The work rejects popular narratives about what contemporary dance should look like. Long, repetitive passages of thigh slapping, cakewalking and comedic pizzicato foot taps elicit chuckles from the audience. Gosling accompanies the dancers on stage, and belly laughs erupt as they push the piano across the length of the floor—with Gosling still playing! Many patrons may not associate modern dance with comedy, but they should, and Tanowitz’s work serves as a reminder of the depths achievable through modern dance.
It’s not all humor-based. “Gustave Le Gray No.1” is a light yet meditative study on creating pleasing visual forms on stage through recapitulated phrases of movement that use the radiant costumes to superb effect, with chuckles as a cherry on top.

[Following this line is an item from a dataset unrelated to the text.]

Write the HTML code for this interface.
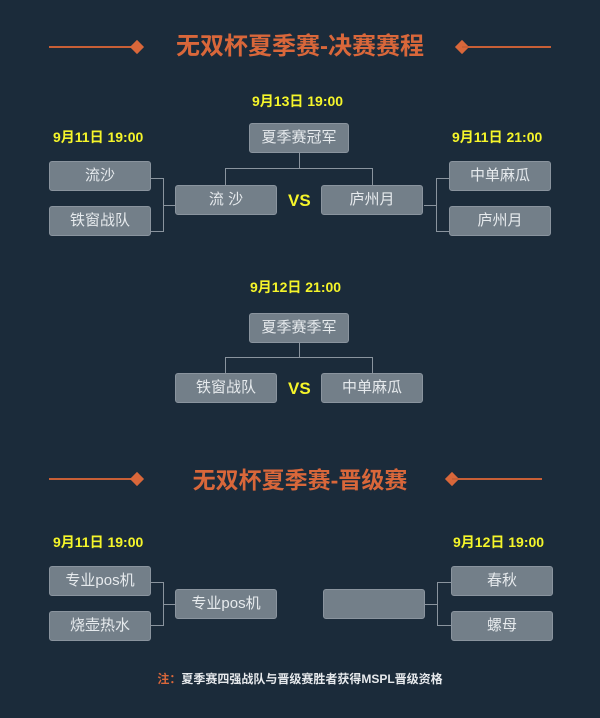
<!DOCTYPE html>
<html><head><meta charset="utf-8"><style>
*{margin:0;padding:0;box-sizing:border-box}
body{width:600px;height:718px;background:#1b2b3a;position:relative;overflow:hidden;font-family:"Liberation Sans","Noto Sans CJK SC",sans-serif}
.t{position:absolute;left:0;width:600px;text-align:center;color:#d9673a;font-weight:bold;font-size:22px;line-height:30px}
.ln{position:absolute;height:2px;background:#c85f36}
.dm{position:absolute;width:10px;height:10px;background:#d9673a;transform:rotate(45deg)}
.d{position:absolute;color:#f5f52a;font-weight:bold;font-size:14px;line-height:18px;white-space:nowrap}
.b{position:absolute;width:102px;height:30px;background:#737f89;border:1px solid #8a949e;border-radius:3px;color:#e6eaed;font-size:15px;line-height:28px;text-align:center}
.h{position:absolute;height:1px;background:#8a949e}
.v{position:absolute;width:1px;background:#8a949e}
.vs{position:absolute;color:#f5f52a;font-weight:bold;font-size:17px;line-height:20px}
.n{position:absolute;left:0;width:600px;text-align:center;font-size:12px;font-weight:bold;color:#e6e9ec}
</style></head><body>
<div class="ln" style="left:49px;top:46px;width:86px"></div><div class="dm" style="left:132px;top:42px"></div>
<div class="dm" style="left:457px;top:42px"></div><div class="ln" style="left:462px;top:46px;width:89px"></div>
<div class="t" style="top:32px;font-size:24px">无双杯夏季赛-决赛赛程</div>

<div class="d" style="left:252px;top:92px">9月13日 19:00</div>
<div class="d" style="left:53px;top:128px">9月11日 19:00</div>
<div class="d" style="left:452px;top:128px">9月11日 21:00</div>
<div class="b" style="left:249px;top:123px;width:100px">夏季赛冠军</div>
<div class="v" style="left:299px;top:153px;height:16px"></div>
<div class="h" style="left:225px;top:168px;width:148px"></div>
<div class="v" style="left:225px;top:168px;height:17px"></div>
<div class="v" style="left:372px;top:168px;height:17px"></div>
<div class="b" style="left:49px;top:161px">流沙</div>
<div class="b" style="left:49px;top:206px">铁窗战队</div>
<div class="h" style="left:151px;top:178px;width:12px"></div>
<div class="h" style="left:151px;top:231px;width:12px"></div>
<div class="v" style="left:163px;top:178px;height:54px"></div>
<div class="h" style="left:163px;top:205px;width:12px"></div>
<div class="b" style="left:175px;top:185px">流 沙</div>
<div class="vs" style="left:288px;top:191px">VS</div>
<div class="b" style="left:321px;top:185px">庐州月</div>
<div class="h" style="left:424px;top:205px;width:12px"></div>
<div class="v" style="left:436px;top:178px;height:54px"></div>
<div class="h" style="left:436px;top:178px;width:13px"></div>
<div class="h" style="left:436px;top:231px;width:13px"></div>
<div class="b" style="left:449px;top:161px">中单麻瓜</div>
<div class="b" style="left:449px;top:206px">庐州月</div>

<div class="d" style="left:250px;top:278px">9月12日 21:00</div>
<div class="b" style="left:249px;top:313px;width:100px">夏季赛季军</div>
<div class="v" style="left:299px;top:343px;height:14px"></div>
<div class="h" style="left:225px;top:357px;width:148px"></div>
<div class="v" style="left:225px;top:357px;height:16px"></div>
<div class="v" style="left:372px;top:357px;height:16px"></div>
<div class="b" style="left:175px;top:373px">铁窗战队</div>
<div class="vs" style="left:288px;top:379px">VS</div>
<div class="b" style="left:321px;top:373px">中单麻瓜</div>

<div class="ln" style="left:49px;top:478px;width:86px"></div><div class="dm" style="left:132px;top:474px"></div>
<div class="dm" style="left:447px;top:474px"></div><div class="ln" style="left:452px;top:478px;width:90px"></div>
<div class="t" style="top:465px;font-size:23px">无双杯夏季赛-晋级赛</div>

<div class="d" style="left:53px;top:533px">9月11日 19:00</div>
<div class="d" style="left:453px;top:533px">9月12日 19:00</div>
<div class="b" style="left:49px;top:566px">专业pos机</div>
<div class="b" style="left:49px;top:611px">烧壶热水</div>
<div class="h" style="left:151px;top:582px;width:12px"></div>
<div class="h" style="left:151px;top:625px;width:12px"></div>
<div class="v" style="left:163px;top:582px;height:44px"></div>
<div class="h" style="left:163px;top:604px;width:12px"></div>
<div class="b" style="left:175px;top:589px">专业pos机</div>
<div class="b" style="left:323px;top:589px"></div>
<div class="h" style="left:425px;top:604px;width:12px"></div>
<div class="v" style="left:437px;top:582px;height:44px"></div>
<div class="h" style="left:437px;top:582px;width:14px"></div>
<div class="h" style="left:437px;top:625px;width:14px"></div>
<div class="b" style="left:451px;top:566px">春秋</div>
<div class="b" style="left:451px;top:611px">螺母</div>

<div class="n" style="top:670px"><span style="color:#d9673a">注：</span>夏季赛四强战队与晋级赛胜者获得MSPL晋级资格</div>
</body></html>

Abraham’s “Love Letter (on shuffle)” is like going in and out of a dream where punk rockers, wearing costumes resembling Elizabethan-era nobles crossed with the angular clothing worn in the cartoon “The Jetsons,” and their friends, Aztec emperors wearing feathered headdresses, take over a nightclub for a wild, trap music-infused dance party.
Dancer Taylor Stanley shines as the ostensible protagonist, the white ruff around his neck flowing as he leaps into an assemblé with arms waving like a bird’s wings, beginning a flight that takes us through a series of short scenes punctuated by blackouts. Solos, duos, a jaunty group quadrille, dancers in a circle playing an aggressive game of duck, duck goose…
Scenes shift rapidly, but the dancing stays consistent. Diamond-edge lines in the quick-moving bodies break during moments of personality—a cheeky smile and shoulder shimmy, the pulsing of isolated body parts, fluttering toes that match tripping syllables in the music by James Blake.
As the party on stage winds down, a recorded voice pleads, “Don’t walk away in sadness…”
We didn’t. Instead, the audience stood and erupted in applause, showing joy for the company’s triumphant return to Chicago. In “21st Century Choreography,” NYCB has managed to maintain its identity as one of the world’s leading ballet companies while putting a new spin on Balanchine's revolutionary transformation of classical ballet into an innovative art form.